Crítica Publicada no Jornal do Brasil
Por Eliana Yunes – Rio de Janeiro – 24.01.1987

 

De Grão em Grão, o Teatro Faz o Verão

O Rio infantil não poderia ter tido presente maior neste verão que assistir à montagem de O Pequenino Grão de Areia, de João Falcão, trazido de Recife pelo Teatro Feliz-Meu-Bem, depois dos prêmios que vem acumulando em festivais nacionais, desde 1983.

O nome não é mera coincidência: o texto se inspira na célebre canção da música popular brasileira, que na voz de Dalva de Oliveira se tornou um marco.
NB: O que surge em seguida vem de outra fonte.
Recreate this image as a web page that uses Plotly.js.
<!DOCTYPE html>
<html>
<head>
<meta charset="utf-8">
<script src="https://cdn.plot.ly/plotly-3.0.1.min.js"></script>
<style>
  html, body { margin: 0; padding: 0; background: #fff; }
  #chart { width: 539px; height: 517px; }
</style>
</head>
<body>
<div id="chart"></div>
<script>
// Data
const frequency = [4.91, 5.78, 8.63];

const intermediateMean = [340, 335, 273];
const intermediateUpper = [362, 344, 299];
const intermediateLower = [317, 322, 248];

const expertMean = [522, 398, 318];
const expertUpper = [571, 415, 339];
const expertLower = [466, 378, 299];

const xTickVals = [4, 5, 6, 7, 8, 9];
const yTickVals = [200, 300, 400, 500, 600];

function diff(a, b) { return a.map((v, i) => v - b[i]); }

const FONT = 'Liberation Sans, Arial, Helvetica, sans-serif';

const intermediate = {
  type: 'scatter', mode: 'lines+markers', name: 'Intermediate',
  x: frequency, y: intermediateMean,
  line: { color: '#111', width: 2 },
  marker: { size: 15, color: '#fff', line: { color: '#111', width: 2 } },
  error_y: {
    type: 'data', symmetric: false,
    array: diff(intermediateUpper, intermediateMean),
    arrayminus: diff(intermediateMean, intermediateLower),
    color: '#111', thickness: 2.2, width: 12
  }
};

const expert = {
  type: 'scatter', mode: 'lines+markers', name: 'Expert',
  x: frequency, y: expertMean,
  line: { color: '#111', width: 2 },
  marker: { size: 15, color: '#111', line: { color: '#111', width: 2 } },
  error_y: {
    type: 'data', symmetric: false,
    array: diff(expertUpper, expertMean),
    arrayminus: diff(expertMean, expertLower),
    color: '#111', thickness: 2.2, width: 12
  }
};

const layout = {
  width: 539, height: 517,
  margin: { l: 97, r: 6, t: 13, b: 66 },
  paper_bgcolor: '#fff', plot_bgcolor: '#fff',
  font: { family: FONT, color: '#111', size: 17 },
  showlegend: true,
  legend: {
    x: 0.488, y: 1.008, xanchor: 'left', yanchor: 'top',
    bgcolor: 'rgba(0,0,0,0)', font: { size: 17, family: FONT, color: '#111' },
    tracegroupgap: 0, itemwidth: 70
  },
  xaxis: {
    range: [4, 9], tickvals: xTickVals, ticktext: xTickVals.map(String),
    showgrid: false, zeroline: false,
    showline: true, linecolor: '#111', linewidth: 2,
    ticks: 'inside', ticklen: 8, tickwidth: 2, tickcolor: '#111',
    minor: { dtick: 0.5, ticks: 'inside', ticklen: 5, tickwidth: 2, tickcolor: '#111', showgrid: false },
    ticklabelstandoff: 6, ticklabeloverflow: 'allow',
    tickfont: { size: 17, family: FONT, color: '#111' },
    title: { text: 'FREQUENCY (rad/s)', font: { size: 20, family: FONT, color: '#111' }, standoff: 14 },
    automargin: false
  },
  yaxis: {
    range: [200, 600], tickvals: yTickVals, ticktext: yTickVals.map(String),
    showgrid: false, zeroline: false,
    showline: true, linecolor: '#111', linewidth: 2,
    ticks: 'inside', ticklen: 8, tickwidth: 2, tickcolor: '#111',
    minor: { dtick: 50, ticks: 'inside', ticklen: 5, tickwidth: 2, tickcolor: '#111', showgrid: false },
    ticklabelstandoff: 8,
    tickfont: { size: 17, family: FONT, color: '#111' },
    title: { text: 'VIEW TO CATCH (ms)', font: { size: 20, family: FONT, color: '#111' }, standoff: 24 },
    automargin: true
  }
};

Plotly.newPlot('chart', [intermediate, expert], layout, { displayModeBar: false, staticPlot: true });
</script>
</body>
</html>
Como bom leitor, João Falcão pôs recheio nas entrelinhas, extrapolou, traduziu e não traiu – lá está inteirinho, o pequenino grão de areia apaixonado por uma estrela distante. É esse romance, numa linguagem extremamente bem cuidada, poética e musical, que está no Villa-Lobos, em curtíssima temporada. Ainda bem que em março cruza e baía e ainda fica no teatro da UFF, em Niterói, ampliando as possibilidades de o público assisti-lo.
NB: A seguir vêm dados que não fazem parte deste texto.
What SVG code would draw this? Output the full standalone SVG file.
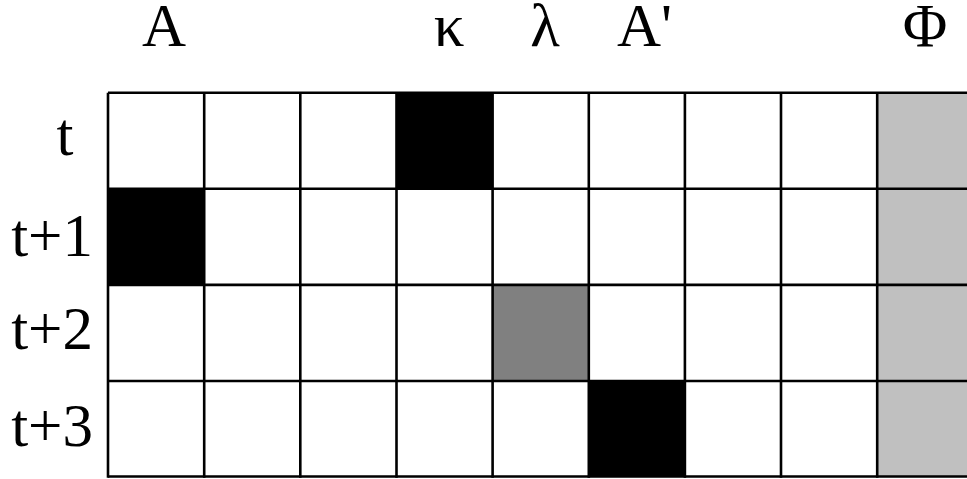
<svg xmlns="http://www.w3.org/2000/svg" width="967" height="479" viewBox="0 0 967 479">
<style>
text{font-family:"Liberation Serif","Times New Roman",serif;font-size:61px;fill:#000}
.h{text-anchor:middle}
.r{text-anchor:end}
.c{stroke:#000;stroke-width:2.6}
</style>
<rect width="967" height="479" fill="#fff"/>
<g id="fills">
<rect x="877.2" y="92.7" width="100" height="384" fill="#c0c0c0"/>
<rect x="396.5" y="92.7" width="96.1" height="96.1" fill="#000"/>
<rect x="108" y="188.8" width="96.2" height="96.1" fill="#000"/>
<rect x="492.6" y="284.9" width="96.2" height="96.1" fill="#808080"/>
<rect x="588.8" y="381" width="96.1" height="96" fill="#000"/>
</g>
<g id="grid" class="c" fill="none">
<path d="M108 92.7H967M108 188.8H967M108 284.9H967M108 381H967M108 476.5H967"/>
<path d="M108 92.7V477.8M204.2 92.7V477.8M300.3 92.7V477.8M396.5 92.7V477.8M492.6 92.7V477.8M588.8 92.7V477.8M684.9 92.7V477.8M781 92.7V477.8M877.2 92.7V477.8"/>
</g>
<g id="headers">
<text class="h" x="164" y="46">A</text>
<text class="h" x="449" y="46">κ</text>
<text class="h" x="545" y="46">λ</text>
<text x="617" y="46">A'</text>
<text class="h" x="925" y="46">Φ</text>
</g>
<g id="rows">
<text class="h" x="65" y="155">t</text>
<text class="r" x="93" y="256">t+1</text>
<text class="r" x="93" y="349">t+2</text>
<text class="r" x="93" y="446">t+3</text>
</g>
</svg>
A história fala dos muitos grãos de areia, um só não faz verão, cada um com seu particular: um que chora, outro que ri, um sabichão, outro só queixas, um que faz circo, outro raivoso, exatamente como as muitas faces da infância. Mas o encanto vem com o grão sonhador, apaixonado pelo impossível. Ou quase: o amor sai à procura de seus caminhos, primeiro construindo castelos de areia que uma onda menina faz questão de desmanchar; depois são castelos no ar, por conta de nuvens tão volúveis, tão voláteis que no seu jogo de formas fazem rir, e pelas inconsistentes promessas fazem chorar o pobre grão sonhador.
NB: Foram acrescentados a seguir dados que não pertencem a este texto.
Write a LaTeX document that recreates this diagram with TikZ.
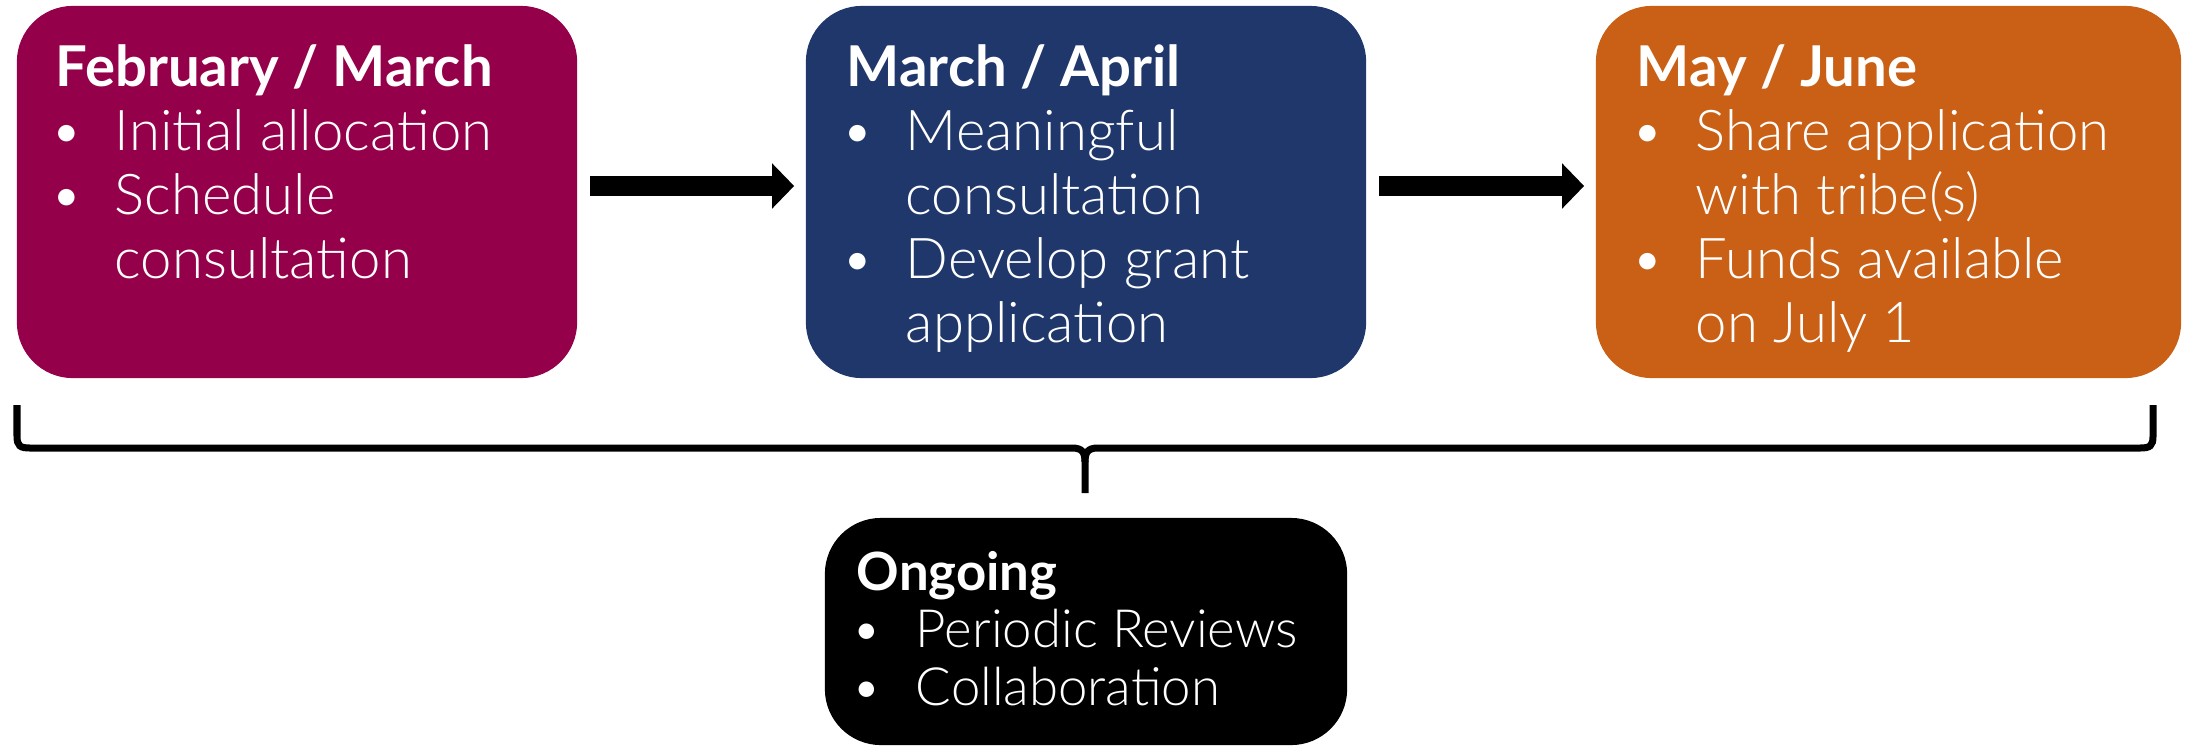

Tentando ser prático, ele se propõe a trocar belos sonhos por boas ideias. Mas o plano da realidade não viabiliza seus sonhos. Só outro sonhador, mais velho e experiente, lembra que a natureza é a única a ter a necessária coragem para cantar a impossível união do céu e do mar. Até que a onda retorne, por ordem da natureza, para levar o apaixonado ao fundo das águas, onde uma estrela decidiu cair certa noite. Da praia os amigos assistem à queda da estrela e podem imaginar o encontro. A canção, de Marino Pinto, diz que, por amor, “pouco depois apareceu a estrela do mar”.

Entre os atores, destaque para Mônica Feijó, onda caprichosa e grão risonho, que cativa tanto quanto a estrela do sonho, esta que apenas fulgura em sua queda mágica.